### Problem
Would you transcribe the listing that follows, character for character, and omit its images?

——

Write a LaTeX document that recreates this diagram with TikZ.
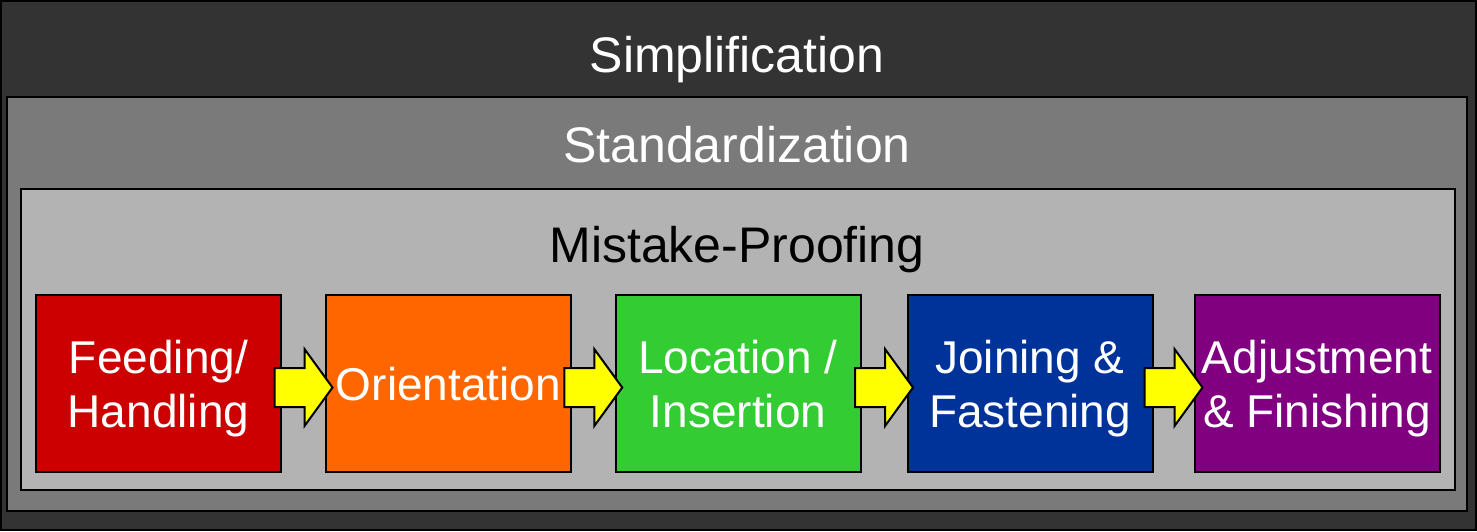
\documentclass[tikz,border=0pt]{standalone}
\usepackage{fontspec}
\setmainfont{Liberation Sans}
\usepackage{tikz}
\usetikzlibrary{calc}
\definecolor{simpgray}{HTML}{333333}
\definecolor{stdgray}{HTML}{7A7A7A}
\definecolor{mpgray}{HTML}{B3B3B3}
\definecolor{feedred}{HTML}{CC0000}
\definecolor{orientorange}{HTML}{FF6600}
\definecolor{locgreen}{HTML}{33CC33}
\definecolor{joinblue}{HTML}{003399}
\definecolor{adjpurple}{HTML}{800080}
\definecolor{arrowyellow}{HTML}{FFFF00}

\begin{document}
\begin{tikzpicture}[x=1pt,y=-1pt,
  frame/.style={
    draw=black,
    line width=2pt
  },
  title/.style={
    anchor=base,
    inner sep=0pt,
    font=\fontsize{50}{60}\selectfont
  },
  stage/.style={
    draw=black,
    line width=2pt,
    text=white,
    align=center,
    inner sep=0pt,
    text depth=0pt,
    minimum width=245pt,
    minimum height=177pt,
    font=\fontsize{46}{54}\selectfont
  },
  blockarrow/.style={
    draw=black,
    fill=arrowyellow,
    line width=2pt
  }
]
 \useasboundingbox (0,0) rectangle (1477,531);
  \draw[frame,fill=simpgray] (1,1) rectangle (1476,530);
  \draw[frame,fill=stdgray] (7,97) rectangle (1467,511);
  \draw[frame,fill=mpgray] (21,189) rectangle (1455,490);
  \node[title,text=white] (simp) at (737,72) {Simplification};
  \node[title,text=white] (std) at (737,162) {Standardization};
  \node[title,text=black] (mp) at (737,262) {Mistake-Proofing};
  \node[stage,fill=feedred] (feed) at (158.5,383.5) {Feeding/\\Handling};
  \node[stage,fill=orientorange] (orient) at (448.5,383.5) {Orientation};
  \node[stage,fill=locgreen] (locate) at (738,383.5) {Location /\\Insertion};
  \node[stage,fill=joinblue] (join) at (1030,383.5) {Joining \&\\Fastening};
  \node[stage,fill=adjpurple] (adjust) at (1317,383.5) {Adjustment\\\& Finishing};
  \foreach \a/\b in {feed/orient,orient/locate,locate/join,join/adjust}
    \draw[blockarrow] ($(\a.east)!0.5!(\b.west)+(-29,-15.5)$) -- ++(30,0) -- ++(0,-19)
      -- ++(28,38.5) -- ++(-28,38.5) -- ++(0,-19) -- ++(-30,0) -- cycle;
\end{tikzpicture}
\end{document}
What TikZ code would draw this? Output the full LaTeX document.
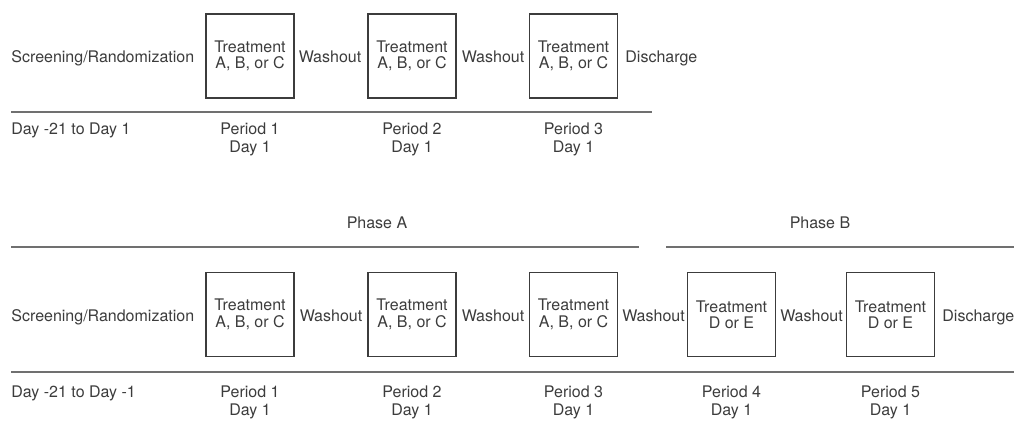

——

### Result of the exercise
Write a LaTeX document that recreates this diagram with TikZ.
\documentclass[tikz,border=0pt]{standalone}
\usepackage{fontspec}
\setmainfont{Liberation Sans}
\usepackage{tikz}
\usetikzlibrary{calc}
\definecolor{simpgray}{HTML}{333333}
\definecolor{stdgray}{HTML}{7A7A7A}
\definecolor{mpgray}{HTML}{B3B3B3}
\definecolor{feedred}{HTML}{CC0000}
\definecolor{orientorange}{HTML}{FF6600}
\definecolor{locgreen}{HTML}{33CC33}
\definecolor{joinblue}{HTML}{003399}
\definecolor{adjpurple}{HTML}{800080}
\definecolor{arrowyellow}{HTML}{FFFF00}

\begin{document}
\begin{tikzpicture}[x=1pt,y=-1pt,
  frame/.style={
    draw=black,
    line width=2pt
  },
  title/.style={
    anchor=base,
    inner sep=0pt,
    font=\fontsize{50}{60}\selectfont
  },
  stage/.style={
    draw=black,
    line width=2pt,
    text=white,
    align=center,
    inner sep=0pt,
    text depth=0pt,
    minimum width=245pt,
    minimum height=177pt,
    font=\fontsize{46}{54}\selectfont
  },
  blockarrow/.style={
    draw=black,
    fill=arrowyellow,
    line width=2pt
  }
]
 \useasboundingbox (0,0) rectangle (1477,531);
  \draw[frame,fill=simpgray] (1,1) rectangle (1476,530);
  \draw[frame,fill=stdgray] (7,97) rectangle (1467,511);
  \draw[frame,fill=mpgray] (21,189) rectangle (1455,490);
  \node[title,text=white] (simp) at (737,72) {Simplification};
  \node[title,text=white] (std) at (737,162) {Standardization};
  \node[title,text=black] (mp) at (737,262) {Mistake-Proofing};
  \node[stage,fill=feedred] (feed) at (158.5,383.5) {Feeding/\\Handling};
  \node[stage,fill=orientorange] (orient) at (448.5,383.5) {Orientation};
  \node[stage,fill=locgreen] (locate) at (738,383.5) {Location /\\Insertion};
  \node[stage,fill=joinblue] (join) at (1030,383.5) {Joining \&\\Fastening};
  \node[stage,fill=adjpurple] (adjust) at (1317,383.5) {Adjustment\\\& Finishing};
  \foreach \a/\b in {feed/orient,orient/locate,locate/join,join/adjust}
    \draw[blockarrow] ($(\a.east)!0.5!(\b.west)+(-29,-15.5)$) -- ++(30,0) -- ++(0,-19)
      -- ++(28,38.5) -- ++(-28,38.5) -- ++(0,-19) -- ++(-30,0) -- cycle;
\end{tikzpicture}
\end{document}
What TikZ code would draw this? Output the full LaTeX document.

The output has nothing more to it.